Though not required, humorous self-deprecation often turns up in the manuscripts. Some of the works push it to the edge of parody, poking fun at actuaries’ sedentary lifestyles, junk food habits and shyness. “We stared at each other’s shoes in silence for a respectful break of time, before I opened up,” says the hero in Ken Feng’s Life After Death, one of this year’s entries. His manager confronts him: “We both know you have a lot of fear and anxiety – you fear for your job, you fear adverse market conditions that will hurt your investment portfolio, you fear women.”
Each story includes some specifically actuarial idea, most often developed in a futuristic setting. “Very few stories go off-planet, and they rarely take place in the distant future. And not many involve aliens,” Mielke told RIJ. The authors tend to focus more on subjects like artificial intelligence or genetics, where microscopic anomalies can lead to unpredictable outcomes.
The doom of humanity is a favorite trope. Two of this year’s entries treat the fate of civilization, but from different angles and time periods. In The Ares Conjecture, Jerry Levy’s young actuary protagonist is running a computer program that predicts global conflict on the basis of population density and diversity. When he sees both values rising fast, the outcome looks bleak.
By contrast, Melvyn Windham’s story, The First Actuary, imagines a precocious caveman who invents a base-25 number system for his tribe, none of whom yet know how to count the fingers on their hands. After calculating the tribe’s dwindling fertility rate, he concludes that his people’s survival depends on their ability to make love, not war, with neighboring tribes.
The authors enter the contest in search of editorial advice, bragging rights, prize money and recognition. “Word spreads in actuarial chatrooms,” Lange reports.
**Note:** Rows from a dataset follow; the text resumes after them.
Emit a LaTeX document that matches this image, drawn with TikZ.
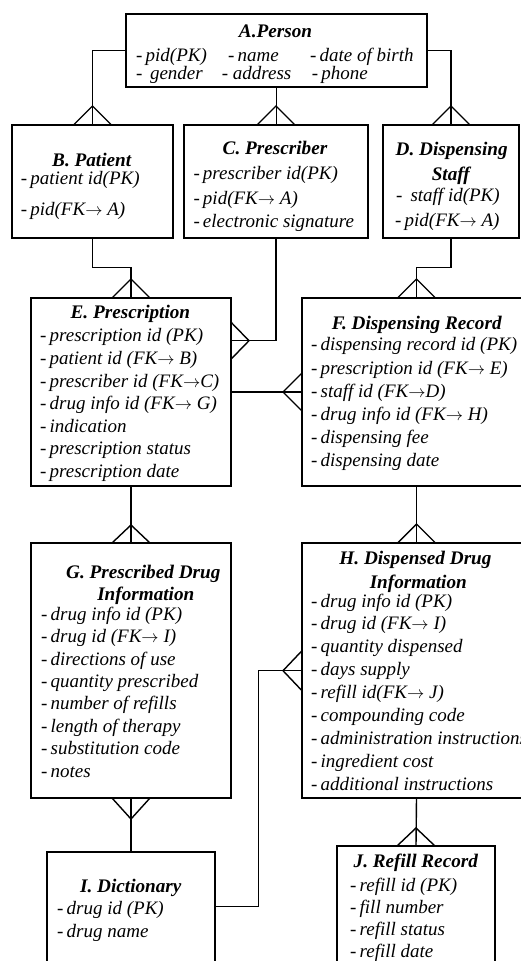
\documentclass[tikz,border=0pt]{standalone}
\usepackage{fontspec}
\setmainfont{Liberation Serif}
\usetikzlibrary{calc}
% arrow used in the foreign-key fields
\newcommand\fkarrow{\ensuremath{\rightarrow}}
% crow's foot: edge point, vertex offset, two foot offsets
\newcommand\crowfoot[4]{\draw[link] ($(#1)+(#3)$) -- ($(#1)+(#2)$) -- ($(#1)+(#4)$);}
% one attribute line: name, x, y, text
\newcommand\fieldat[4]{\node[fieldtxt] (#1) at (#2,#3) {-\,#4};}
\begin{document}
\begin{tikzpicture}[x=1pt,y=-1pt,
  entity/.style={draw,line width=1.4pt,anchor=north west,inner sep=0pt,outer sep=0pt},
  enttitle/.style={font=\fontsize{19.2}{22}\selectfont\bfseries\itshape,anchor=mid,inner sep=0pt},
  fieldtxt/.style={font=\fontsize{19}{22}\selectfont\itshape,anchor=mid west,inner sep=0pt},
  link/.style={line width=1.4pt,line join=miter}]
\useasboundingbox (0,0) rectangle (521,961);
\clip (0,0) rectangle (521,961);

% entity boxes
\node[entity,minimum width=301pt,minimum height=73pt]  (A) at (126,14) {};
\node[entity,minimum width=161pt,minimum height=113pt] (B) at (12,125) {};
\node[entity,minimum width=184pt,minimum height=113pt] (C) at (184,125) {};
\node[entity,minimum width=136pt,minimum height=113pt] (D) at (383,125) {};
\node[entity,minimum width=200pt,minimum height=188pt] (E) at (31,298) {};
\node[entity,minimum width=229pt,minimum height=188pt] (F) at (302,298) {};
\node[entity,minimum width=200pt,minimum height=255pt] (G) at (31,543) {};
\node[entity,minimum width=229pt,minimum height=255pt] (H) at (302,543) {};
\node[entity,minimum width=168pt,minimum height=130pt] (I) at (47,852) {};
\node[entity,minimum width=158pt,minimum height=130pt] (J) at (337,846) {};

\begin{scope}[yshift=-3pt]
% titles
\node[enttitle] (At)  at (275.5,32)   {A.Person};
\node[enttitle] (Bt)  at (91.7,161)   {B. Patient};
\node[enttitle] (Ct)  at (275,149)    {C. Prescriber};
\node[enttitle] (Dt1) at (451.7,150)  {D. Dispensing};
\node[enttitle] (Dt2) at (450.8,175)  {Staff};
\node[enttitle] (Et)  at (130.4,313.3) {E. Prescription};
\node[enttitle] (Ft)  at (416.7,324.3) {F. Dispensing Record};
\node[enttitle] (Gt1) at (143.3,573.3) {G. Prescribed Drug};
\node[enttitle] (Gt2) at (145.8,594.7) {Information};
\node[enttitle] (Ht1) at (415.5,559.3) {H. Dispensed Drug};
\node[enttitle] (Ht2) at (418.3,583)  {Information};
\node[enttitle] (It)  at (130.8,886.7) {I. Dictionary};
\node[enttitle] (Jt)  at (415.8,862)  {J. Refill Record};

% A. Person
\fieldat{A1}{136}{55.8}{pid(PK)}
\fieldat{A2}{228}{55.8}{name}
\fieldat{A3}{310}{55.8}{date of birth}
\node[fieldtxt] (A4) at (136,74) {-\hspace{7.5pt}gender};
\node[fieldtxt] (A5) at (221.7,74) {- address};
\fieldat{A6}{311.7}{74}{phone}

% B. Patient
\fieldat{B1}{20.7}{179.5}{patient id(PK)}
\fieldat{B2}{20.7}{210.5}{pid(FK\fkarrow\ A)}

% C. Prescriber
\fieldat{C1}{193.3}{174}{prescriber id(PK)}
\fieldat{C2}{193.3}{199}{pid(FK\fkarrow\ A)}
\fieldat{C3}{193.3}{222.5}{electronic signature}

% D. Dispensing Staff
\node[fieldtxt] (D1) at (396,196.7) {-\hspace{8pt}staff id(PK)};
\fieldat{D2}{395}{221.7}{pid(FK\fkarrow\ A)}

% E. Prescription
\fieldat{E1}{40}{336.7}{prescription id (PK)}
\fieldat{E2}{40}{359.3}{patient id (FK\fkarrow\ B)}
\fieldat{E3}{40}{381.8}{prescriber id (FK\fkarrow C)}
\fieldat{E4}{40}{404.4}{drug info id (FK\fkarrow\ G)}
\fieldat{E5}{40}{426.9}{indication}
\fieldat{E6}{40}{449.5}{prescription status}
\fieldat{E7}{40}{472}{prescription date}

% F. Dispensing Record
\fieldat{F1}{311}{345.7}{dispensing record id (PK)}
\fieldat{F2}{311}{368.8}{prescription id (FK\fkarrow\ E)}
\fieldat{F3}{311}{391.8}{staff id (FK\fkarrow D)}
\fieldat{F4}{311}{414.9}{drug info id (FK\fkarrow\ H)}
\fieldat{F5}{311}{437.9}{dispensing fee}
\fieldat{F6}{311}{461}{dispensing date}

% G. Prescribed Drug Information
\fieldat{G1}{41}{615}{drug info id (PK)}
\fieldat{G2}{41}{637.4}{drug id (FK\fkarrow\ I)}
\fieldat{G3}{41}{659.8}{directions of use}
\fieldat{G4}{41}{682.2}{quantity prescribed}
\fieldat{G5}{41}{704.6}{number of refills}
\fieldat{G6}{41}{727}{length of therapy}
\fieldat{G7}{41}{749.4}{substitution code}
\fieldat{G8}{41}{771.8}{notes}

% H. Dispensed Drug Information
\fieldat{H1}{311}{601.7}{drug info id (PK)}
\fieldat{H2}{311}{624.6}{drug id (FK\fkarrow\ I)}
\fieldat{H3}{311}{647.5}{quantity dispensed}
\fieldat{H4}{311}{670.4}{days supply}
\fieldat{H5}{311}{693.3}{refill id(FK\fkarrow\ J)}
\fieldat{H6}{311}{716.2}{compounding code}
\fieldat{H7}{311}{739.1}{administration instructions}
\fieldat{H8}{311}{762}{ingredient cost}
\fieldat{H9}{311}{785}{additional instructions}

% I. Dictionary
\fieldat{I1}{57}{909.3}{drug id (PK)}
\fieldat{I2}{57}{931.7}{drug name}

% J. Refill Record
\fieldat{J1}{350}{886}{refill id (PK)}
\fieldat{J2}{350}{908.3}{fill number}
\fieldat{J3}{350}{930}{refill status}
\fieldat{J4}{350}{952.3}{refill date}
\end{scope}

% relationships
\draw[link] (A.west) -| (B.north);
\draw[link] (A.south) -- (A.south |- C.north);
\draw[link] (A.east) -| (D.north);
\draw[link] (B.south) -- ++(0,29.7) -| (E.north);
\coordinate (EfromC) at ($(E.north east)+(0,42.7)$);
\draw[link] (C.south) |- (EfromC);
\draw[link] (D.south) -- ++(0,29.7) -| (F.north);
\draw[link] (E.east) -- (F.west);
\draw[link] (E.south) -- (G.north);
\draw[link] (F.south) -- (H.north);
\draw[link] (G.south) -- (I.north);
\coordinate (IfromH) at ($(I.north east)+(0,54.7)$);
\coordinate (HfromI) at ($(H.north west)+(0,127.7)$);
\draw[link] (IfromH) -- ++(43.3,0) |- (HfromI);
\draw[link] (H.south) -- (J.north);

% crow's feet (many side)
\crowfoot{B.north}{0,-19}{-19,0}{19,0}
\crowfoot{C.north}{0,-19}{-19,0}{19,0}
\crowfoot{D.north}{0,-19}{-19,0}{19,0}
\crowfoot{E.north}{0,-19}{-19,0}{19,0}
\crowfoot{EfromC}{18,0}{0,-18.5}{0,18.5}
\crowfoot{F.north}{0,-19}{-19,0}{19,0}
\crowfoot{F.west}{-19,0}{0,-19}{0,19}
\crowfoot{G.north}{0,-18}{-19,0}{19,0}
\crowfoot{H.north}{0,-19}{-19,0}{19,0}
\crowfoot{G.south}{0,21}{-19,0}{19,0}
\crowfoot{HfromI}{-19,0}{0,-20}{0,20}
\crowfoot{J.north}{0,-18}{-19,0}{19,0}
\end{tikzpicture}
\end{document}
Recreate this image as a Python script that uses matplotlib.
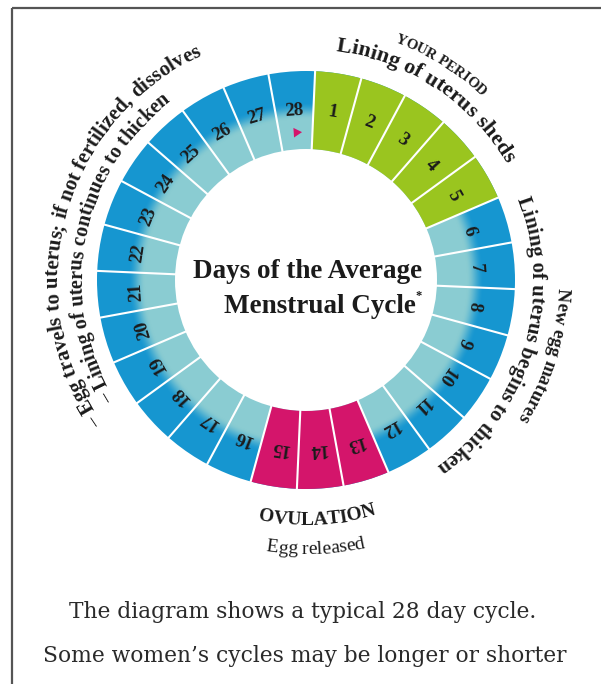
import numpy as np
import matplotlib
matplotlib.use("Agg")
import matplotlib.pyplot as plt
from matplotlib.patches import Wedge
from matplotlib.font_manager import FontProperties, findfont
from matplotlib.ft2font import FT2Font, LoadFlags

# ---------------- data ----------------
days = list(range(1, 29))
phases = ["period"] * 5 + ["cycle"] * 7 + ["ovulation"] * 3 + ["cycle"] * 13
title_lines = ["Days of the Average", "Menstrual Cycle"]
arc_labels = [
    "YOUR PERIOD",
    "Lining of uterus sheds",
    "Lining of uterus begins to thicken",
    "New egg matures",
    "\u2013 Egg travels to uterus; if not fertilized, dissolves",
    "\u2013 Lining of uterus continues to thicken",
]
bottom_labels = ["OVULATION", "Egg released"]
captions = ["The diagram shows a typical 28 day cycle.",
            "Some women\u2019s cycles may be longer or shorter"]

# ---------------- style ----------------
W, H = 601, 684
CX, CY = 306, H - 280
R_IN, R_OUT, R_NUM = 131, 209, 170
START = 87.5
STEP = 360 / 28
DARK = np.array([22, 150, 208]) / 255
LIGHT = np.array([138, 204, 210]) / 255
GREEN = "#9ac51f"
PINK = "#d4156b"
TXT = "#1b1b1b"
SERIF = "Liberation Serif"
phase_color = {"period": GREEN, "ovulation": PINK}

fig = plt.figure(figsize=(W / 100, H / 100), dpi=100)
ax = fig.add_axes([0, 0, 1, 1])
ax.set_xlim(0, W)
ax.set_ylim(0, H)
ax.axis("off")

# border
ax.plot([12, 12], [0, H - 8], color="#555555", lw=1.6, solid_capstyle="butt")
ax.plot([12, W], [H - 8, H - 8], color="#555555", lw=1.6, solid_capstyle="butt")

# ring gradient (outer dark blue -> inner light teal)
x0, x1 = CX - R_OUT - 2, CX + R_OUT + 2
y0, y1 = CY - R_OUT - 2, CY + R_OUT + 2
gx, gy = np.meshgrid(np.arange(x0, x1) + 0.5, np.arange(y0, y1) + 0.5)
rr = np.hypot(gx - CX, gy - CY)
t = np.clip((R_OUT - rr) / (R_OUT - R_IN), 0, 1)
s = np.clip((t - 0.40) / 0.22, 0, 1)
s = s * s * (3 - 2 * s)
img = DARK[None, None, :] * (1 - s[..., None]) + LIGHT[None, None, :] * s[..., None]
im = ax.imshow(img, extent=[x0, x1, y0, y1], origin="lower", interpolation="bilinear", zorder=1)
ring = Wedge((CX, CY), R_OUT, 0, 360, width=R_OUT - R_IN, fc="none", ec="none")
ax.add_patch(ring)
im.set_clip_path(ring)
ax.set_xlim(0, W)
ax.set_ylim(0, H)

# coloured phases
for i, ph in enumerate(phases):
    if ph in phase_color:
        t2 = START - STEP * i
        t1 = t2 - STEP
        ax.add_patch(Wedge((CX, CY), R_OUT, t1, t2, width=R_OUT - R_IN,
                           fc=phase_color[ph], ec="none", zorder=2))

# separators
for k in range(len(days)):
    a = np.radians(START - STEP * k)
    ax.plot([CX + (R_IN - 1) * np.cos(a), CX + (R_OUT + 1) * np.cos(a)],
            [CY + (R_IN - 1) * np.sin(a), CY + (R_OUT + 1) * np.sin(a)],
            color="white", lw=1.5, solid_capstyle="butt", zorder=3)

# day numbers
for i, d in enumerate(days):
    a = START - STEP * (i + 0.5)
    ar = np.radians(a)
    ax.text(CX + R_NUM * np.cos(ar), CY + R_NUM * np.sin(ar), str(d),
            rotation=a - 90, rotation_mode="anchor", ha="center", va="center",
            fontsize=13.5, fontweight="bold", family=SERIF, color=TXT, zorder=4)

# pink marker in last day
a = START - STEP * (len(days) - 0.5)
ar = np.radians(a)
ax.plot(CX + 148 * np.cos(ar), CY + 148 * np.sin(ar), marker=(3, 0, a - 180),
        ms=8, color=PINK, mec="none", zorder=4)


def advances(txt, family, size, weight):
    fp = FontProperties(family=family, size=size, weight=weight)
    f = FT2Font(findfont(fp))
    f.set_size(size, 100)
    out = []
    for c in txt:
        g = f.load_char(ord(c), flags=LoadFlags.NO_HINTING)
        out.append(g.linearHoriAdvance / 65536)
    return np.array(out)


def arc_text(txt, r, mid, size, weight="bold", outward=True, family=SERIF, color=TXT):
    adv = advances(txt, family, size, weight)
    centers = np.cumsum(adv) - adv / 2 - adv.sum() / 2
    for c, sc in zip(txt, centers):
        if c == " ":
            continue
        if outward:
            a = np.radians(mid) - sc / r
            rot = np.degrees(a) - 90
        else:
            a = np.radians(mid) + sc / r
            rot = np.degrees(a) + 90
        ax.text(CX + r * np.cos(a), CY + r * np.sin(a), c, rotation=rot,
                rotation_mode="anchor", ha="center", va="baseline",
                fontsize=size, fontweight=weight, family=family, color=color)


# curved annotations (radius, mid angle, size)
arc_text(arc_labels[0], 254, 58, 10.5)
arc_text(arc_labels[1], 231, 56.5, 16)
arc_text(arc_labels[2], 226, -17, 15)
arc_text(arc_labels[3], 252, -17.5, 13.5)
arc_text(arc_labels[4], 248, 165, 15)
arc_text(arc_labels[5], 224, 169.5, 14.5)
arc_text(bottom_labels[0], 245, -87.3, 14, outward=False)
arc_text(bottom_labels[1], 274, -88, 14, weight="normal", outward=False)

# centre title
ax.text(308, H - 278, title_lines[0], ha="center", va="baseline", fontsize=19.5,
        fontweight="bold", family=SERIF, color=TXT)
ax.text(320, H - 313, title_lines[1], ha="center", va="baseline", fontsize=19.5,
        fontweight="bold", family=SERIF, color=TXT)
w2 = advances(title_lines[1], SERIF, 19.5, "bold").sum()
ax.text(320 + w2 / 2 - 1, H - 299, "*", ha="left", va="baseline", fontsize=9,
        fontweight="bold", family=SERIF, color=TXT)

# captions
cap_size = 519 / advances(captions[1], "DejaVu Serif", 1, "normal").sum()
ax.text(303, H - 612, captions[0], ha="center", va="center", fontsize=cap_size,
        family="DejaVu Serif", color="#2a2a2a")
ax.text(305, H - 656, captions[1], ha="center", va="center", fontsize=cap_size,
        family="DejaVu Serif", color="#2a2a2a")

fig.savefig("out.png", dpi=100, facecolor="white")
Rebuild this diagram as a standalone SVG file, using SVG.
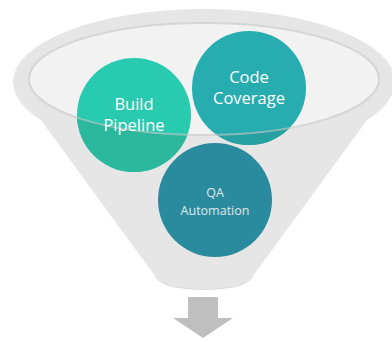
<svg xmlns="http://www.w3.org/2000/svg" width="392" height="342" viewBox="0 0 392 342">
<style>
.lbl{font-family:"Open Sans","Noto Sans","DejaVu Sans",sans-serif;text-anchor:middle;fill:#ffffff}
.big{font-size:16.5px}
.small{font-size:12.5px;fill:#e2e8ea}
</style>
<defs>
<clipPath id="outside">
<path clip-rule="evenodd" d="M0,0 H392 V342 H0 Z M29,79 A175,56 0 1,0 379,79 A175,56 0 1,0 29,79 Z"/>
</clipPath>
</defs>
<rect width="392" height="342" fill="#ffffff"/>
<g id="funnel">
<ellipse cx="204" cy="82" rx="191" ry="73" fill="#e6e6e6"/>
<path d="M13,82 L155,276 Q160,284 175,287 Q204,292 233,287 Q248,284 253,276 L395,82 Z" fill="#e6e6e6"/>
<path d="M155,276 Q160,284 175,287 Q204,292 233,287 Q248,284 253,276" fill="none" stroke="#dadada" stroke-width="1"/>
<ellipse cx="204" cy="79" rx="175" ry="56" fill="#f2f2f2"/>
</g>
<g id="node-build">
<circle cx="134" cy="115" r="57" fill="#29cbb0"/>
<circle cx="134" cy="115" r="57" fill="#2cb89d" clip-path="url(#outside)"/>
</g>
<g id="node-code">
<circle cx="249" cy="88" r="57" fill="#27adb0"/>
<circle cx="249" cy="88" r="57" fill="#26a0a1" clip-path="url(#outside)"/>
</g>
<g id="node-qa">
<circle cx="215" cy="200" r="57" fill="#2a8a9e"/>
</g>
<ellipse id="rim" cx="204" cy="79" rx="175" ry="56" fill="none" stroke="#c8c8c8" stroke-opacity="0.6" stroke-width="2"/>
<g id="labels">
<text class="lbl big" x="134" y="109.5">Build<tspan x="134" dy="21">Pipeline</tspan></text>
<text class="lbl big" x="249" y="83">Code<tspan x="249" dy="21">Coverage</tspan></text>
<text class="lbl small" x="215" y="197">QA<tspan x="215" dy="18">Automation</tspan></text>
</g>
<g id="arrow">
<path d="M188,297 H218 V318 H233 L203,338 L173,318 H188 Z" fill="#bfbfbf"/>
</g>
</svg>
About 15 to 25 actuaries submit stories in contest years, he said, with about half of the stories coming from first-timers and half from veterans. Mielke said, “They aren’t sore losers. They focus more on becoming better writers than on why judges might have failed to appreciate their masterpieces.” About one in four authors even asks him for further criticism, and some have asked him to recommend them for summer workshops in creative writing.
Third-time contender Nate Worrell submitted The Twenty Three this year, a yarn based on gene splicing. He described his need for a creative outlet to balance the rest of his day’s work, which exercises the logical, analytical side of his brain: “It’s like a breath of fresh air to tap into other faculties,” he said.
Worrell remembers how, as a recent college graduate, he saw an ad for an essay competition in a local Minnesota magazine. His entry, a tongue-in-cheek piece on the “nuttiness” of Minnesotans, garnered a suitable price: a five-pound Minnesota nut roll. Since 2009, he’s entered over a hundred writing competitions.
For a decade, Worrell worked at Ameriprise Financial in Minneapolis, becoming fully certified in 2010. His daily bus ride to work often took 30 minutes or more, and he used the travel time to write and sketch out ideas on a laptop or notebook. He’d like to publish his fiction someday, but he’s not quitting his quantitative day job.
The SoA fiction contest was a springboard to publication for Alice Underwood and Victoria Grossack, who met in Zurich, Switzerland when they were studying for their final actuarial exam. Each entered a story in the competition, and they ended up sharing first prize. Their mutual interest in Greek mythology led to a collaboration on a series of classical novels, including a version in Greek solicited by an Athenian publisher.
Underwood, who is now a senior insurance executive, told RIJ that she snatches what time she can for writing, on weekends and during long airplane flights. “It’s transformative to work on fiction,” she mused, “and a privilege to create an imaginary world.”